Perhaps I am understanding something wrong here, but why is it the case that in a plane (2D) you need only one angle $\theta$ to describe a rotation and here in $\mathbb R^3$ it is saying that we need three?
 A: As it turns out, there is a (reasonably) simple relationship between the number of dimensions of an $n$-dimensional Euclidean space (such as $\mathbb R^n$ with a suitable metric) and the number of parameters required to specify a rotation in that space.
As explained
here
and in the comments of 
this question,
in order to fully specify an arbitrary rotation in $n$ dimensions
you need $n(n-1)/2$ parameters.
For the first few dimensions, the number of parameters is shown in the table below.
\begin{matrix}
n && n(n-1)/2 \\ \hline
1 && 0 \\
2 && 1 \\
3 && 3 \\
4 && 6 
\end{matrix}
One way to count the number of parameters is to assign one parameter for each pair of axes in the $n$-dimensional space.
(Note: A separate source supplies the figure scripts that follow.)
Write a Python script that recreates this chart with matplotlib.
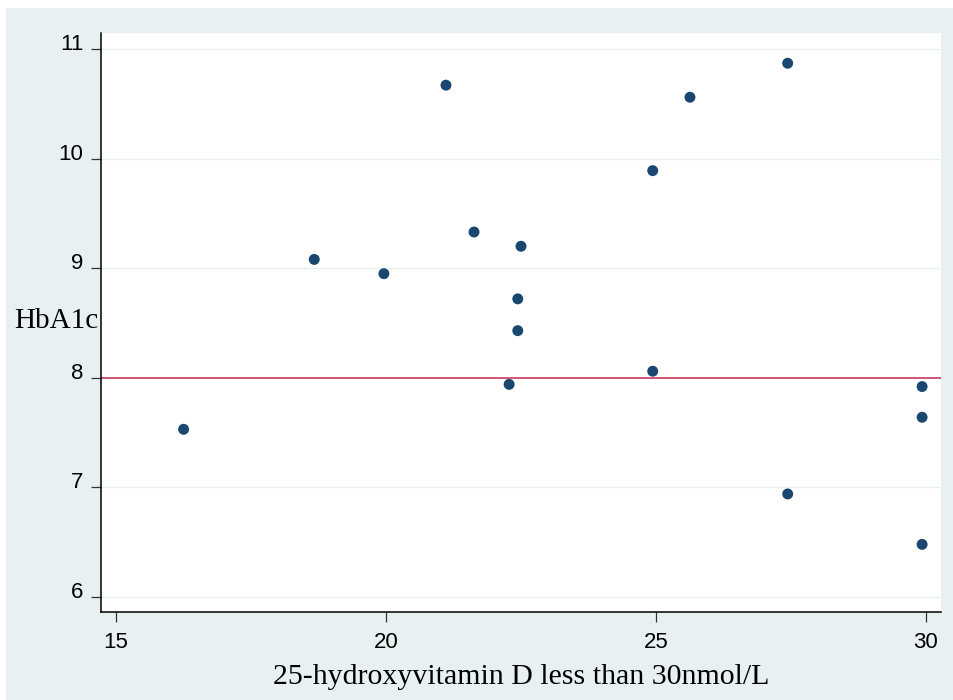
import matplotlib.pyplot as plt
from matplotlib.patches import Rectangle
from matplotlib.transforms import ScaledTranslation

# 25-hydroxyvitamin D (nmol/L) vs HbA1c
vit_d = [16.25, 18.67, 19.96, 21.11, 21.63, 22.28, 22.44, 22.44, 22.5,
         24.94, 24.94, 25.63, 27.44, 27.44, 29.93, 29.93, 29.93]
hba1c = [7.53, 9.08, 8.95, 10.67, 9.33, 7.94, 8.72, 8.43, 9.20,
         9.89, 8.06, 10.56, 10.87, 6.94, 7.92, 7.64, 6.48]

x_ticks = [15, 20, 25, 30]
y_ticks = [6, 7, 8, 9, 10, 11]
cutoff = 8

bg = "#e8f0f2"
navy = "#1a476f"

fig = plt.figure(figsize=(9.54, 7), dpi=100)
fig.patch.set_facecolor("white")
fig.add_artist(Rectangle((6 / 954, 0), 1, 692 / 700, transform=fig.transFigure,
                         facecolor=bg, edgecolor="none", zorder=-5))

ax = fig.add_axes([101 / 954, 88 / 700, 840 / 954, 579 / 700])
ax.set_zorder(1)
ax.set_facecolor("white")

ax.set_xlim(14.72, 30.28)
ax.set_ylim(5.863, 11.146)

for y in y_ticks:
    ax.axhline(y, color="#eaf0f0", lw=1, zorder=1)
ax.axhline(cutoff, color="#d0486e", lw=1.3, zorder=2)

ax.scatter(vit_d, hba1c, s=62, color=navy, edgecolors="none", zorder=3)

for s in ["top", "right"]:
    ax.spines[s].set_visible(False)
for s in ["left", "bottom"]:
    ax.spines[s].set_color("black")
    ax.spines[s].set_linewidth(1.1)

ax.set_xticks(x_ticks)
ax.set_yticks(y_ticks)
ax.tick_params(axis="both", direction="out", length=7.2, width=0.9, color="#333333",
               labelsize=16)
ax.tick_params(axis="x", pad=7)
ax.tick_params(axis="y", pad=5.5)
for lab in ax.get_xticklabels() + ax.get_yticklabels():
    lab.set_fontfamily("Liberation Sans")
# y labels sit a little above their ticks
up = ScaledTranslation(0, 5 / 72, fig.dpi_scale_trans)
for lab in ax.get_yticklabels():
    lab.set_transform(lab.get_transform() + up)

ax.set_xlabel("25-hydroxyvitamin D less than 30nmol/L", fontsize=21.5,
              fontfamily="Liberation Serif")
ax.xaxis.set_label_coords(0.5, -0.09)
ax.set_ylabel("HbA1c", fontsize=21, fontfamily="Liberation Serif",
              rotation=0, ha="right", va="center")
ax.yaxis.set_label_coords(-0.003, 0.503)

plt.savefig("out.png", dpi=100, facecolor=fig.get_facecolor())
plt.close("all")
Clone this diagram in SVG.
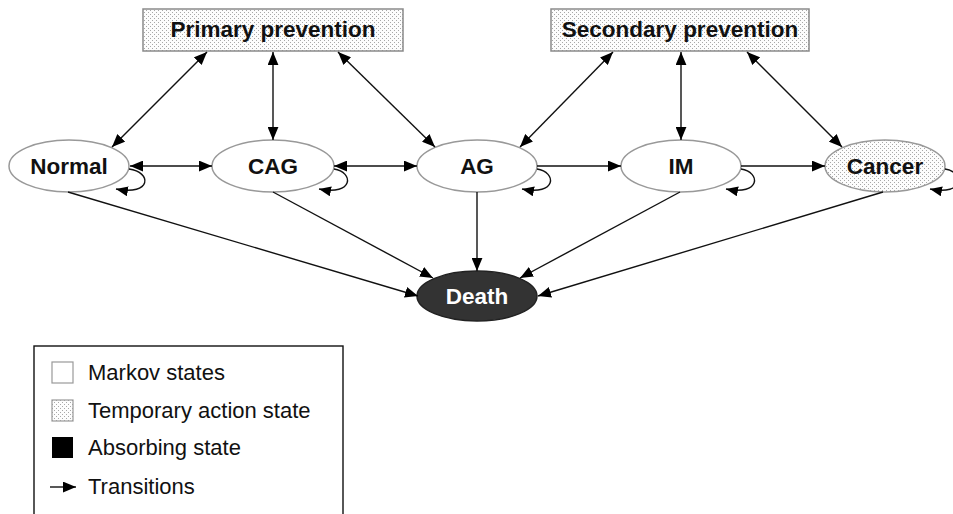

This obviously works for one or two dimensions;
for three dimensions it gives us the Euler angles;
for four or more dimensions I think this way very quickly becomes much more difficult to visualize.
The key take-away here is that unlike translation, where each new dimension simply adds one more degree of freedom of motion,
each new dimension of space adds more opportunities for different kinds of rotation than the previous dimension did.